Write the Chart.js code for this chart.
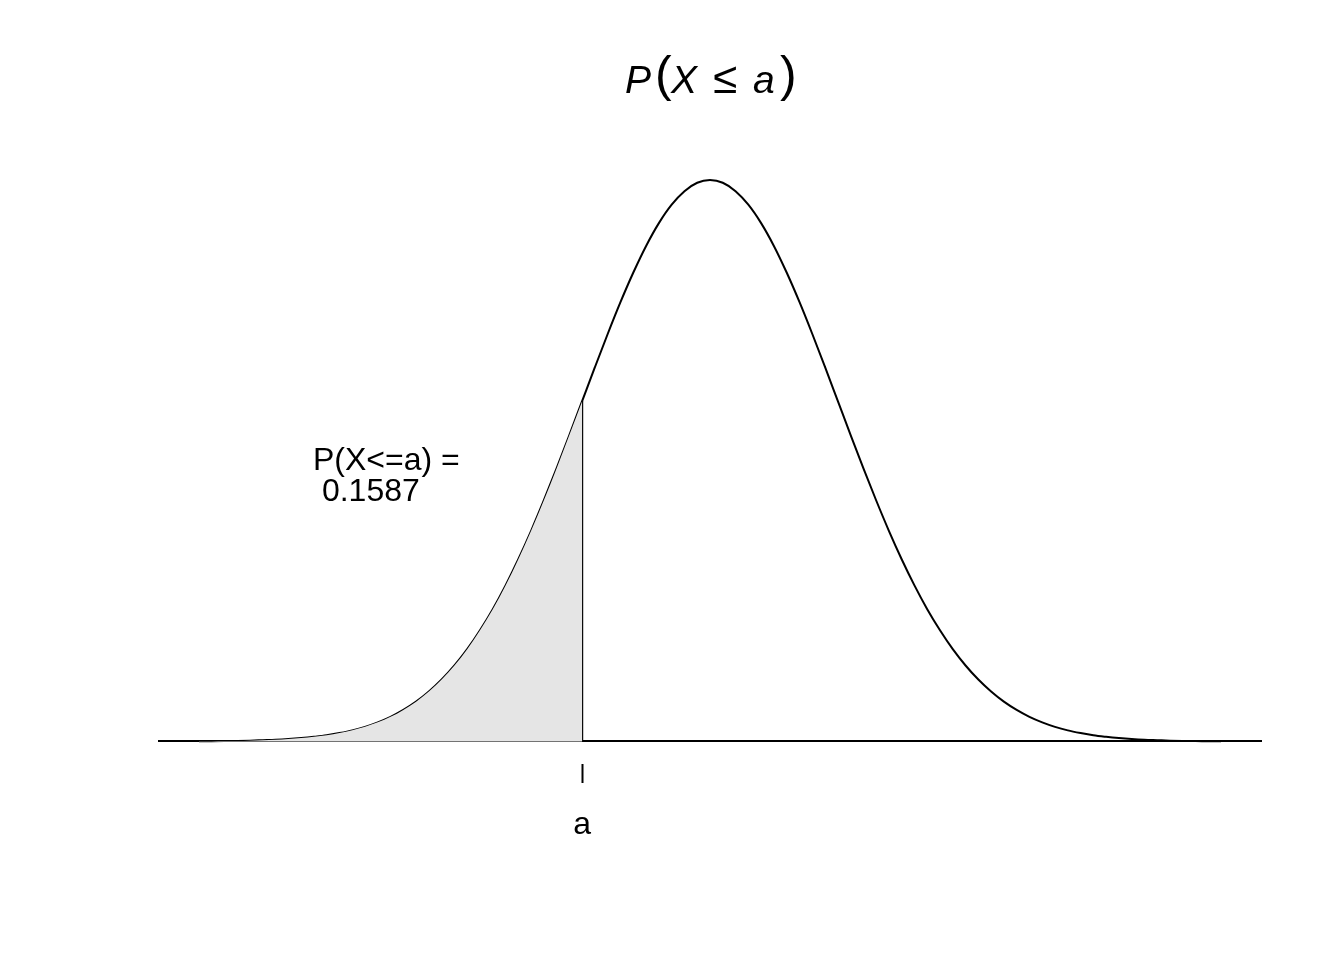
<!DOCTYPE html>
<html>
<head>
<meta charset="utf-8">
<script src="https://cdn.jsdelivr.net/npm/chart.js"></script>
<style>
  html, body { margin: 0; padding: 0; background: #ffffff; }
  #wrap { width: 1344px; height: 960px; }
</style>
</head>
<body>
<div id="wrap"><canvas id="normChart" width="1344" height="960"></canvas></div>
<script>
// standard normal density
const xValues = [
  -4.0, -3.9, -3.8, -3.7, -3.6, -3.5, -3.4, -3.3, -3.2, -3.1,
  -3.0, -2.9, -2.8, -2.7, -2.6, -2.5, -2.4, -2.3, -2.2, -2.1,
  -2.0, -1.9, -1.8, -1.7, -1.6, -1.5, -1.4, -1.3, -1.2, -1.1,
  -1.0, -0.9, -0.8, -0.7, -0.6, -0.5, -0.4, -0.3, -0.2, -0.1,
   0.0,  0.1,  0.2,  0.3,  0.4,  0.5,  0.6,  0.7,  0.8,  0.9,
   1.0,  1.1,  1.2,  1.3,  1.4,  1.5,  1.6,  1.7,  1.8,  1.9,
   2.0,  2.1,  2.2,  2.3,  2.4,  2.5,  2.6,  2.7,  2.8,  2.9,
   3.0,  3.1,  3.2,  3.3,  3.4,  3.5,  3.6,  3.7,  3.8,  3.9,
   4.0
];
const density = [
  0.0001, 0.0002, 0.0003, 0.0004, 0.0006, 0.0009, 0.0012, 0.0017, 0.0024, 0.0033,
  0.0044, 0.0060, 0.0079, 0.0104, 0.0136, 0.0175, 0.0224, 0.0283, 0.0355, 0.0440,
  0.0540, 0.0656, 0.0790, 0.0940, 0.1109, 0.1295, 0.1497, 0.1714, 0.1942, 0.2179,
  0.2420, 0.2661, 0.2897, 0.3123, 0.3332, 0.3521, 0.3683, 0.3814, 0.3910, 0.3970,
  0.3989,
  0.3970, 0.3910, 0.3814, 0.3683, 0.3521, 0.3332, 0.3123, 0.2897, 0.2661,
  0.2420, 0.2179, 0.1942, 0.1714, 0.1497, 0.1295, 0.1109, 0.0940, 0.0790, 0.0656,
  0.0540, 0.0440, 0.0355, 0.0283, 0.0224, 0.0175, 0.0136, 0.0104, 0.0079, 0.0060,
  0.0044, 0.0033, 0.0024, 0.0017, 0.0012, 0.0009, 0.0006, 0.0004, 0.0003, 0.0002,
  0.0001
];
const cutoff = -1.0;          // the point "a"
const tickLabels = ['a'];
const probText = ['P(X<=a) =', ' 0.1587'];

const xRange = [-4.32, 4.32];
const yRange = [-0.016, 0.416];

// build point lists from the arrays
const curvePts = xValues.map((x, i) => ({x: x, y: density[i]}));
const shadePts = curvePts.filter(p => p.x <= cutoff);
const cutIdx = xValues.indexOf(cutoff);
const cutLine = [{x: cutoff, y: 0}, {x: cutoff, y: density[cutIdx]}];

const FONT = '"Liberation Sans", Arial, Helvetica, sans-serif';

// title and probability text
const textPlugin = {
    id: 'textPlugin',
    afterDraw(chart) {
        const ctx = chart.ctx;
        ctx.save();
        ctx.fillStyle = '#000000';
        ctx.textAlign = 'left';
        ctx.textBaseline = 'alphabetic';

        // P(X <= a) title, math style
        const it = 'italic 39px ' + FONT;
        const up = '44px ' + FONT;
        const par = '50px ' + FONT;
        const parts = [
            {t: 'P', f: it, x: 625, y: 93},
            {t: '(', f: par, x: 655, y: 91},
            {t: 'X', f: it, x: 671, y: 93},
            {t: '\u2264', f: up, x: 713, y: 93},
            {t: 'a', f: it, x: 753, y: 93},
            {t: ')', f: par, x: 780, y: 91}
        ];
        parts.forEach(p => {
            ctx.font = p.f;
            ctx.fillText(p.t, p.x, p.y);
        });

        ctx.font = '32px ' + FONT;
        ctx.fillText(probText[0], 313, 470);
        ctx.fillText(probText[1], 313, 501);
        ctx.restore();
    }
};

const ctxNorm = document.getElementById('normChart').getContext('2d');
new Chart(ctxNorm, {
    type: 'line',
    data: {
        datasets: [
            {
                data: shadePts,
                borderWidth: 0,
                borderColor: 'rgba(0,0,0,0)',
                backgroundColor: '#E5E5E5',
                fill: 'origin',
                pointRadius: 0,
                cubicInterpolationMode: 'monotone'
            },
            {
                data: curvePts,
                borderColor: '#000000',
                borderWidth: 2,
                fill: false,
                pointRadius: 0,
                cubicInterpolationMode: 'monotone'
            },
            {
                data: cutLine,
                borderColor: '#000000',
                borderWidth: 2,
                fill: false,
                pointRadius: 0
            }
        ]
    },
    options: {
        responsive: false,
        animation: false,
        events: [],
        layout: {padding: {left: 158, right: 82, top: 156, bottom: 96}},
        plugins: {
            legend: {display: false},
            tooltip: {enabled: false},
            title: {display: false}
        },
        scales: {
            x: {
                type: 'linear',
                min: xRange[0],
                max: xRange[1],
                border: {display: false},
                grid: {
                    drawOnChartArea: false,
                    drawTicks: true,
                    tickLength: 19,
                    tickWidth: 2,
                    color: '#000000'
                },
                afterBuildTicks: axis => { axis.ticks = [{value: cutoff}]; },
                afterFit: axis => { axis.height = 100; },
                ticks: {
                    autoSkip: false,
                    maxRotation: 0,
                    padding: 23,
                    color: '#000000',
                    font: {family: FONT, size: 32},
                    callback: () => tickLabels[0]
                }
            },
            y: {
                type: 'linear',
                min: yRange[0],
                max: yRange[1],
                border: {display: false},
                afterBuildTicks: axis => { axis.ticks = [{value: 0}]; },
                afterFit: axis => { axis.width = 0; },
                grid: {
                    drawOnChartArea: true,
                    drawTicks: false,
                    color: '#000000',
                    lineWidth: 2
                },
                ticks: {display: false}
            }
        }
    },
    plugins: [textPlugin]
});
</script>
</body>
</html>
□ □ □ □
Write out the material above again, word for word, minus its pictures.

Written solution:
Write the Chart.js code for this chart.
<!DOCTYPE html>
<html>
<head>
<meta charset="utf-8">
<script src="https://cdn.jsdelivr.net/npm/chart.js"></script>
<style>
  html, body { margin: 0; padding: 0; background: #ffffff; }
  #wrap { width: 1344px; height: 960px; }
</style>
</head>
<body>
<div id="wrap"><canvas id="normChart" width="1344" height="960"></canvas></div>
<script>
// standard normal density
const xValues = [
  -4.0, -3.9, -3.8, -3.7, -3.6, -3.5, -3.4, -3.3, -3.2, -3.1,
  -3.0, -2.9, -2.8, -2.7, -2.6, -2.5, -2.4, -2.3, -2.2, -2.1,
  -2.0, -1.9, -1.8, -1.7, -1.6, -1.5, -1.4, -1.3, -1.2, -1.1,
  -1.0, -0.9, -0.8, -0.7, -0.6, -0.5, -0.4, -0.3, -0.2, -0.1,
   0.0,  0.1,  0.2,  0.3,  0.4,  0.5,  0.6,  0.7,  0.8,  0.9,
   1.0,  1.1,  1.2,  1.3,  1.4,  1.5,  1.6,  1.7,  1.8,  1.9,
   2.0,  2.1,  2.2,  2.3,  2.4,  2.5,  2.6,  2.7,  2.8,  2.9,
   3.0,  3.1,  3.2,  3.3,  3.4,  3.5,  3.6,  3.7,  3.8,  3.9,
   4.0
];
const density = [
  0.0001, 0.0002, 0.0003, 0.0004, 0.0006, 0.0009, 0.0012, 0.0017, 0.0024, 0.0033,
  0.0044, 0.0060, 0.0079, 0.0104, 0.0136, 0.0175, 0.0224, 0.0283, 0.0355, 0.0440,
  0.0540, 0.0656, 0.0790, 0.0940, 0.1109, 0.1295, 0.1497, 0.1714, 0.1942, 0.2179,
  0.2420, 0.2661, 0.2897, 0.3123, 0.3332, 0.3521, 0.3683, 0.3814, 0.3910, 0.3970,
  0.3989,
  0.3970, 0.3910, 0.3814, 0.3683, 0.3521, 0.3332, 0.3123, 0.2897, 0.2661,
  0.2420, 0.2179, 0.1942, 0.1714, 0.1497, 0.1295, 0.1109, 0.0940, 0.0790, 0.0656,
  0.0540, 0.0440, 0.0355, 0.0283, 0.0224, 0.0175, 0.0136, 0.0104, 0.0079, 0.0060,
  0.0044, 0.0033, 0.0024, 0.0017, 0.0012, 0.0009, 0.0006, 0.0004, 0.0003, 0.0002,
  0.0001
];
const cutoff = -1.0;          // the point "a"
const tickLabels = ['a'];
const probText = ['P(X<=a) =', ' 0.1587'];

const xRange = [-4.32, 4.32];
const yRange = [-0.016, 0.416];

// build point lists from the arrays
const curvePts = xValues.map((x, i) => ({x: x, y: density[i]}));
const shadePts = curvePts.filter(p => p.x <= cutoff);
const cutIdx = xValues.indexOf(cutoff);
const cutLine = [{x: cutoff, y: 0}, {x: cutoff, y: density[cutIdx]}];

const FONT = '"Liberation Sans", Arial, Helvetica, sans-serif';

// title and probability text
const textPlugin = {
    id: 'textPlugin',
    afterDraw(chart) {
        const ctx = chart.ctx;
        ctx.save();
        ctx.fillStyle = '#000000';
        ctx.textAlign = 'left';
        ctx.textBaseline = 'alphabetic';

        // P(X <= a) title, math style
        const it = 'italic 39px ' + FONT;
        const up = '44px ' + FONT;
        const par = '50px ' + FONT;
        const parts = [
            {t: 'P', f: it, x: 625, y: 93},
            {t: '(', f: par, x: 655, y: 91},
            {t: 'X', f: it, x: 671, y: 93},
            {t: '\u2264', f: up, x: 713, y: 93},
            {t: 'a', f: it, x: 753, y: 93},
            {t: ')', f: par, x: 780, y: 91}
        ];
        parts.forEach(p => {
            ctx.font = p.f;
            ctx.fillText(p.t, p.x, p.y);
        });

        ctx.font = '32px ' + FONT;
        ctx.fillText(probText[0], 313, 470);
        ctx.fillText(probText[1], 313, 501);
        ctx.restore();
    }
};

const ctxNorm = document.getElementById('normChart').getContext('2d');
new Chart(ctxNorm, {
    type: 'line',
    data: {
        datasets: [
            {
                data: shadePts,
                borderWidth: 0,
                borderColor: 'rgba(0,0,0,0)',
                backgroundColor: '#E5E5E5',
                fill: 'origin',
                pointRadius: 0,
                cubicInterpolationMode: 'monotone'
            },
            {
                data: curvePts,
                borderColor: '#000000',
                borderWidth: 2,
                fill: false,
                pointRadius: 0,
                cubicInterpolationMode: 'monotone'
            },
            {
                data: cutLine,
                borderColor: '#000000',
                borderWidth: 2,
                fill: false,
                pointRadius: 0
            }
        ]
    },
    options: {
        responsive: false,
        animation: false,
        events: [],
        layout: {padding: {left: 158, right: 82, top: 156, bottom: 96}},
        plugins: {
            legend: {display: false},
            tooltip: {enabled: false},
            title: {display: false}
        },
        scales: {
            x: {
                type: 'linear',
                min: xRange[0],
                max: xRange[1],
                border: {display: false},
                grid: {
                    drawOnChartArea: false,
                    drawTicks: true,
                    tickLength: 19,
                    tickWidth: 2,
                    color: '#000000'
                },
                afterBuildTicks: axis => { axis.ticks = [{value: cutoff}]; },
                afterFit: axis => { axis.height = 100; },
                ticks: {
                    autoSkip: false,
                    maxRotation: 0,
                    padding: 23,
                    color: '#000000',
                    font: {family: FONT, size: 32},
                    callback: () => tickLabels[0]
                }
            },
            y: {
                type: 'linear',
                min: yRange[0],
                max: yRange[1],
                border: {display: false},
                afterBuildTicks: axis => { axis.ticks = [{value: 0}]; },
                afterFit: axis => { axis.width = 0; },
                grid: {
                    drawOnChartArea: true,
                    drawTicks: false,
                    color: '#000000',
                    lineWidth: 2
                },
                ticks: {display: false}
            }
        }
    },
    plugins: [textPlugin]
});
</script>
</body>
</html>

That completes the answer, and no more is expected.